Immer wieder geraten «Die Sopranos» in die Kritik. Tenor der Vorwürfe: Die Mafia-Serie transportiere rassistische Vorurteile. Die italo-amerikanischen «Sopranos»-Gegner haben jetzt einen mächtigen Fürsprecher bekommen: Gianfranco Fini, italienischer Vizepremier und Chef der postfaschistischen Alleanza Nazionale. Dies meldet «Spiegel Online» am Dienstag.
Schon im Jahr 2000 hatte die American Defense Association (Aida) gegen den verantwortlichen Kabelsender HBO eine Klage angestrengt: Die Mafia-Serie transportiere «rassistische Vorturteile». Die Klage war schliesslich als unbegründet abgewiesen worden.
Vor zwei Jahren hatten die Organisatoren der jährlich in New York stattfindenden Parade zum Columbus Day, dem traditionellen italo-amerikanischen Gedenktag, ein Veto eingelegt. Auf Wunsch des amtierenden New Yorker Bürgermeisters Michael Bloomberg, selbst ein bekennender «Sopranos»-Fan, sollten zwei Stars der Serie den Marsch anführen. Die Verantwortlichen, allesamt italienischstämmige Geschäftleute, wollten die Darsteller jedoch nicht dabei haben. Die «Sopranos» porträtierten Italo-Amerikaner als «ungehobelte zwielichtige Brutalos», so einer der Organisatoren.
Auch dieses Jahr geriet die mit einem Emmy und zahlreichen anderen Kritiker-Preisen ausgezeichnete Serie wieder unter Beschuss. Schelte gab es termingerecht zur gestrigen Columbus-Day-Parade allerdings nicht nur von der italo-amerikanischen Gemeinde, sondern von höchster Regierungsstelle: Italiens Premier Gianfranco Fini fand klare Worte, bevor er zur Columbus-Day-Parade nach New York abreiste. Der Regierungsvize lobte das Engagement der Italo-Amerikaner, deren Vorfahren in die USA emigriert seien, ihre Leistung könne «keine TV-Serie rückgängig machen», zitiert der englische «The Guardian» den Politiker.
Finis Kritik passt ins aktuelle kulturpolitische Klima. Erst im August dieses Jahres hatten Italo-Amerikaner dagegen protestiert, dass dem Schauspieler Robert De Niro ehrenhalber die italienische Staatsbürgerschaft verliehen werden soll. Mit seinen Rollen in Filmen wie «Der Pate» und «Good Fellas» zementiere De Niro «das Bild des Italieners als Mafia-Gangster», hiess es in einem Brief an Italiens Ministerpräsident Silvio Berlusconi.

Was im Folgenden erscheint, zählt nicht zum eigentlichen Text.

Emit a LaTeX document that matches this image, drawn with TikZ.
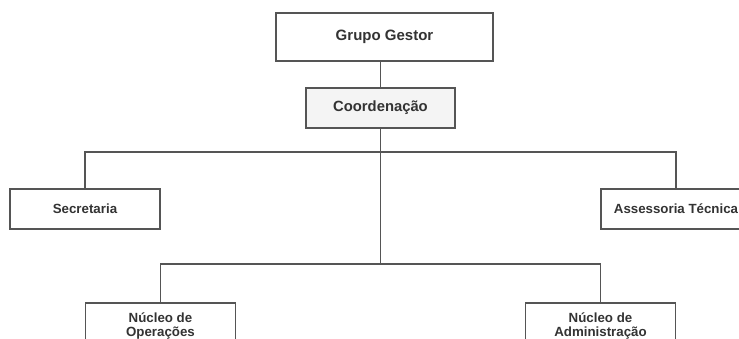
\documentclass[tikz,border=0pt]{standalone}
\usepackage{fontspec}
\setmainfont{Liberation Sans}
\usepackage{tikz}
\usetikzlibrary{positioning, calc}
\definecolor{linegray}{HTML}{555555}
\definecolor{textgray}{HTML}{333333}
\definecolor{boxfill}{HTML}{F4F4F4}

\begin{document}
\begin{tikzpicture}[x=1pt, y=-1pt,
		orgbox/.style={draw=linegray, line width=1.3pt, fill=white, text=textgray, font=\fontsize{13.3}{14}\selectfont\bfseries, minimum width=150pt, minimum height=40pt, inner sep=0pt, align=center},
		link/.style={draw=linegray, line width=1.3pt}]
		\useasboundingbox (0,0) rectangle (739,338);
		\clip (0,0) rectangle (739,338);
		% top of the chart
		\node[orgbox, minimum width=217pt, minimum height=48pt, font=\fontsize{15}{15}\selectfont\bfseries] (gestor) at (384.5,37) {Grupo Gestor};
		\node[orgbox, fill=boxfill, minimum width=149pt, font=\fontsize{14.8}{15}\selectfont\bfseries] (coord) at (380.5,108) {Coordena\c{c}\~ao};
		% side units
		\node[orgbox] (secret) at (85,209) {Secretaria};
		\node[orgbox] (assess) at (676,209) {Assessoria T\'ecnica};
		% lower units
		\node[orgbox, minimum height=46pt] (nucop) at (160.5,326) {N\'ucleo de\\Opera\c{c}\~oes};
		\node[orgbox, minimum height=46pt] (nucadm) at (600.5,326) {N\'ucleo de\\Administra\c{c}\~ao};
		\coordinate (bar1) at (380.5,152);
		\coordinate (bar2) at (380.5,264);
		\draw[link] (gestor.south -| coord.north) -- (coord.north);
		\draw[link] (coord.south) -- (bar2);
		\draw[link] (secret.north) |- (bar1) -| (assess.north);
		\draw[link] (nucop.north) |- (bar2) -| (nucadm.north);
\end{tikzpicture}
\end{document}
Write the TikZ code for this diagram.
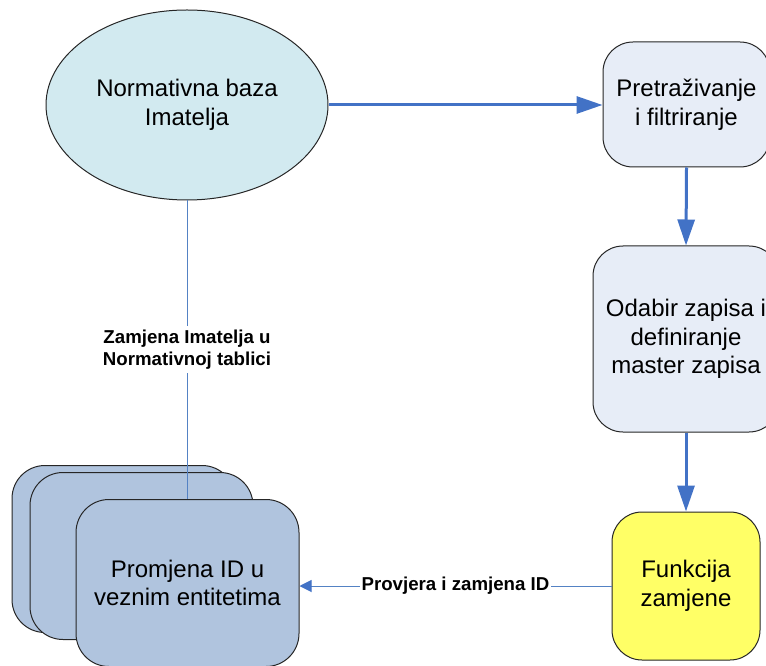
\documentclass[tikz,border=0pt]{standalone}
\usepackage{fontspec}
\setmainfont{Liberation Sans}
\usetikzlibrary{shapes.geometric,arrows.meta}

\definecolor{ellfill}{RGB}{210,234,240}
\definecolor{procfill}{RGB}{231,237,247}
\definecolor{stackfill}{RGB}{176,196,222}
\definecolor{funcfill}{RGB}{255,255,102}
\definecolor{flowblue}{RGB}{66,114,198}
\definecolor{linkblue}{RGB}{84,130,196}

\tikzset{
  outline/.style={draw=black!85, line width=0.75pt},
  bigtext/.style={font=\fontsize{18pt}{21.5pt}\selectfont, align=center, text=black},
  proc/.style={outline, bigtext, rectangle, rounded corners=22.5pt, inner sep=0pt},
  stackbox/.style={outline, rectangle, rounded corners=24.75pt, fill=stackfill,
    minimum width=167.25pt, minimum height=125.25pt, inner sep=0pt},
  flow/.style={draw=flowblue, line width=2.25pt,
    -{Triangle[length=19.5pt,width=12.75pt]}},
  link/.style={draw=linkblue, line width=0.75pt},
  linkarrow/.style={link, -{Triangle[length=9pt,width=9pt,color=flowblue]}},
  tag/.style={font=\fontsize{14pt}{16.5pt}\selectfont\bfseries, align=center,
    fill=white, text=black}
}

\begin{document}
\begin{tikzpicture}[x=0.75pt, y=-0.75pt]
  \useasboundingbox (0,0) rectangle (766,666);

  % source database
  \node[ellipse, outline, fill=ellfill, bigtext, minimum width=211.5pt,
        minimum height=142.5pt, inner sep=0pt] (nb) at (187,105)
        {Normativna baza\\Imatelja};

  % processing steps on the right
  \node[proc, fill=procfill, minimum width=125.25pt, minimum height=93.75pt]
        (pf) at (686.5,104.5) {Pretraživanje\\i filtriranje};
  \node[proc, fill=procfill, minimum width=139.5pt, minimum height=139.5pt]
        (oz) at (686,339) {Odabir zapisa i\\definiranje\\master zapisa};
  \node[proc, fill=funcfill, minimum width=111pt, minimum height=111pt]
        (fz) at (686,586) {Funkcija\\zamjene};

  % stack of linked entities
  \node[stackbox] (back1) at (123.5,549) {};
  \node[stackbox] (back2) at (141.5,556) {};
  \node[stackbox, bigtext] (front) at (187.5,583) {Promjena ID u\\veznim entitetima};

  % main flow
  \draw[flow] (nb.east) -- (nb.east -| pf.west);
  \draw[flow] (pf.south) -- (oz.north);
  \draw[flow] (oz.south) -- (fz.north);

  % replacement links
  \draw[link] (nb.south) -- (nb.south |- front.north)
    node[midway, tag, inner sep=3pt] (zl) {Zamjena Imatelja u\\Normativnoj tablici};
  \draw[linkarrow] (fz.west) -- (fz.west -| front.east)
    node[midway, tag, inner sep=1pt] (pl) {Provjera i zamjena ID};
\end{tikzpicture}
\end{document}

Absender des Schreibens waren The Order Sons of Italy in America (OSIA), eine Vereinigung, die bereits seit 1905 gegen die stereotype Präsentation von Italienern in der amerikanischen Entertainmentbranche ankämpft.
In Italien selbst gilt die Darstellung von Italo-Amerikanern im Film nicht als Problem. Die «Sopranos» laufen im italienischen Fernsehen seit drei Jahren mit grossem Erfolg und eroberten durch Kritikerlob und exzellente Quoten sogar einen Sendeplatz am Samstagabend.